### [Objective]
Write out the listing below without alteration, omitting its pictures.
═══ Data ═══
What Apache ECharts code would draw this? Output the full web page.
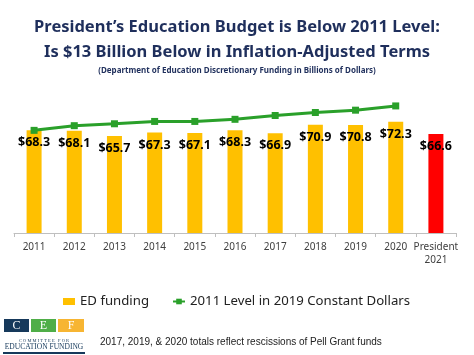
<!DOCTYPE html>
<html>
<head>
<meta charset="utf-8">
<script src="https://cdn.jsdelivr.net/npm/echarts@6/dist/echarts.min.js"></script>
<style>html,body{margin:0;padding:0;background:#fff;}#c{width:474px;height:355px;}</style>
</head>
<body>
<div id="c"></div>
<script>
const categories = ['2011','2012','2013','2014','2015','2016','2017','2018','2019','2020','President\n2021'];
const edFunding = [68.3,68.1,65.7,67.3,67.1,68.3,66.9,70.9,70.8,72.3,66.6];
const level2011 = [68.3,70.5,71.4,72.5,72.5,73.5,75.3,76.7,77.8,79.8,null];
const titleLine1 = 'President\u2019s Education Budget is Below 2011 Level:';
const titleLine2 = 'Is $13 Billion Below in Inflation-Adjusted Terms';
const subtitle = '(Department of Education Discretionary Funding in Billions of Dollars)';
const footnote = '2017, 2019, & 2020 totals reflect rescissions of Pell Grant funds';

const navy = '#1F2F5C';
const chart = echarts.init(document.getElementById('c'), null, {renderer:'canvas'});
chart.setOption({
  animation:false,
  backgroundColor:'#fff',
  title:[
    {text:titleLine1,left:'center',top:14,textStyle:{fontFamily:'Noto Sans',fontWeight:'bold',fontSize:16.5,color:navy}},
    {text:titleLine2,left:'center',top:39,textStyle:{fontFamily:'Noto Sans',fontWeight:'bold',fontSize:16.5,color:navy}},
    {text:subtitle,left:'center',top:62,textStyle:{fontFamily:'Noto Sans',fontWeight:'bold',fontSize:8,color:navy}}
  ],
  legend:{
    left:58, top:290, itemGap:23, itemWidth:12, itemHeight:7,
    textStyle:{fontFamily:'Noto Sans',fontSize:13.2,color:'#222'},
    data:[{name:'ED funding',icon:'rect'},{name:'2011 Level in 2019 Constant Dollars'}]
  },
  grid:{left:14,right:18,top:63,bottom:122},
  xAxis:{
    type:'category',data:categories,
    axisLine:{lineStyle:{color:'#bfbfbf'}},
    axisTick:{show:true,length:4,lineStyle:{color:'#bfbfbf'}},
    axisLabel:{fontFamily:'Noto Sans',fontSize:10,color:'#404040',margin:8,lineHeight:13,interval:0}
  },
  yAxis:{type:'value',min:20,max:100,show:false,splitLine:{show:false}},
  series:[
    {
      name:'ED funding',type:'bar',barWidth:15,
      itemStyle:{color:'#FFC000'},
      data:edFunding.map((v,i)=> i===edFunding.length-1 ? {value:v,itemStyle:{color:'#FF0000'}} : v),
      label:{show:true,position:'insideTop',distance:6,formatter:p=>'$'+p.value.toFixed(1),
        fontFamily:'Noto Sans',fontWeight:'bold',fontSize:12.5,color:'#000'}
    },
    {
      name:'2011 Level in 2019 Constant Dollars',type:'line',data:level2011,
      symbol:'rect',symbolSize:7,
      lineStyle:{color:'#2AA02A',width:3},
      itemStyle:{color:'#2AA02A'},z:5
    }
  ],
  graphic:[
    {type:'rect',shape:{x:4,y:319,width:25,height:13},style:{fill:'#16395B'}},
    {type:'rect',shape:{x:31,y:319,width:25,height:13},style:{fill:'#4FAE48'}},
    {type:'rect',shape:{x:58,y:319,width:26,height:13},style:{fill:'#F7B532'}},
    {type:'text',x:16.5,y:325.5,style:{text:'C',fill:'#fff',font:'12px "Liberation Serif"',align:'center',verticalAlign:'middle'}},
    {type:'text',x:43.5,y:325.5,style:{text:'E',fill:'#fff',font:'12px "Liberation Serif"',align:'center',verticalAlign:'middle'}},
    {type:'text',x:71,y:325.5,style:{text:'F',fill:'#fff',font:'12px "Liberation Serif"',align:'center',verticalAlign:'middle'}},
    {type:'text',x:44,y:340.5,style:{text:'C O M M I T T E E   F O R',fill:'#16395B',font:'4.5px "Liberation Serif"',align:'center',verticalAlign:'middle'}},
    {type:'text',x:44,y:347,style:{text:'EDUCATION FUNDING',fill:'#16395B',font:'7.5px "Liberation Serif"',align:'center',verticalAlign:'middle'}},
    {type:'rect',shape:{x:3,y:352,width:82,height:2},style:{fill:'#16395B'}},
    {type:'text',x:100,y:342,style:{text:footnote,fill:'#222',font:'10px "Liberation Sans"',align:'left',verticalAlign:'middle'}}
  ]
});
</script>
</body>
</html>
═══
### [Problem solution]
What Apache ECharts code would draw this? Output the full web page.
<!DOCTYPE html>
<html>
<head>
<meta charset="utf-8">
<script src="https://cdn.jsdelivr.net/npm/echarts@6/dist/echarts.min.js"></script>
<style>html,body{margin:0;padding:0;background:#fff;}#c{width:474px;height:355px;}</style>
</head>
<body>
<div id="c"></div>
<script>
const categories = ['2011','2012','2013','2014','2015','2016','2017','2018','2019','2020','President\n2021'];
const edFunding = [68.3,68.1,65.7,67.3,67.1,68.3,66.9,70.9,70.8,72.3,66.6];
const level2011 = [68.3,70.5,71.4,72.5,72.5,73.5,75.3,76.7,77.8,79.8,null];
const titleLine1 = 'President\u2019s Education Budget is Below 2011 Level:';
const titleLine2 = 'Is $13 Billion Below in Inflation-Adjusted Terms';
const subtitle = '(Department of Education Discretionary Funding in Billions of Dollars)';
const footnote = '2017, 2019, & 2020 totals reflect rescissions of Pell Grant funds';

const navy = '#1F2F5C';
const chart = echarts.init(document.getElementById('c'), null, {renderer:'canvas'});
chart.setOption({
  animation:false,
  backgroundColor:'#fff',
  title:[
    {text:titleLine1,left:'center',top:14,textStyle:{fontFamily:'Noto Sans',fontWeight:'bold',fontSize:16.5,color:navy}},
    {text:titleLine2,left:'center',top:39,textStyle:{fontFamily:'Noto Sans',fontWeight:'bold',fontSize:16.5,color:navy}},
    {text:subtitle,left:'center',top:62,textStyle:{fontFamily:'Noto Sans',fontWeight:'bold',fontSize:8,color:navy}}
  ],
  legend:{
    left:58, top:290, itemGap:23, itemWidth:12, itemHeight:7,
    textStyle:{fontFamily:'Noto Sans',fontSize:13.2,color:'#222'},
    data:[{name:'ED funding',icon:'rect'},{name:'2011 Level in 2019 Constant Dollars'}]
  },
  grid:{left:14,right:18,top:63,bottom:122},
  xAxis:{
    type:'category',data:categories,
    axisLine:{lineStyle:{color:'#bfbfbf'}},
    axisTick:{show:true,length:4,lineStyle:{color:'#bfbfbf'}},
    axisLabel:{fontFamily:'Noto Sans',fontSize:10,color:'#404040',margin:8,lineHeight:13,interval:0}
  },
  yAxis:{type:'value',min:20,max:100,show:false,splitLine:{show:false}},
  series:[
    {
      name:'ED funding',type:'bar',barWidth:15,
      itemStyle:{color:'#FFC000'},
      data:edFunding.map((v,i)=> i===edFunding.length-1 ? {value:v,itemStyle:{color:'#FF0000'}} : v),
      label:{show:true,position:'insideTop',distance:6,formatter:p=>'$'+p.value.toFixed(1),
        fontFamily:'Noto Sans',fontWeight:'bold',fontSize:12.5,color:'#000'}
    },
    {
      name:'2011 Level in 2019 Constant Dollars',type:'line',data:level2011,
      symbol:'rect',symbolSize:7,
      lineStyle:{color:'#2AA02A',width:3},
      itemStyle:{color:'#2AA02A'},z:5
    }
  ],
  graphic:[
    {type:'rect',shape:{x:4,y:319,width:25,height:13},style:{fill:'#16395B'}},
    {type:'rect',shape:{x:31,y:319,width:25,height:13},style:{fill:'#4FAE48'}},
    {type:'rect',shape:{x:58,y:319,width:26,height:13},style:{fill:'#F7B532'}},
    {type:'text',x:16.5,y:325.5,style:{text:'C',fill:'#fff',font:'12px "Liberation Serif"',align:'center',verticalAlign:'middle'}},
    {type:'text',x:43.5,y:325.5,style:{text:'E',fill:'#fff',font:'12px "Liberation Serif"',align:'center',verticalAlign:'middle'}},
    {type:'text',x:71,y:325.5,style:{text:'F',fill:'#fff',font:'12px "Liberation Serif"',align:'center',verticalAlign:'middle'}},
    {type:'text',x:44,y:340.5,style:{text:'C O M M I T T E E   F O R',fill:'#16395B',font:'4.5px "Liberation Serif"',align:'center',verticalAlign:'middle'}},
    {type:'text',x:44,y:347,style:{text:'EDUCATION FUNDING',fill:'#16395B',font:'7.5px "Liberation Serif"',align:'center',verticalAlign:'middle'}},
    {type:'rect',shape:{x:3,y:352,width:82,height:2},style:{fill:'#16395B'}},
    {type:'text',x:100,y:342,style:{text:footnote,fill:'#222',font:'10px "Liberation Sans"',align:'left',verticalAlign:'middle'}}
  ]
});
</script>
</body>
</html>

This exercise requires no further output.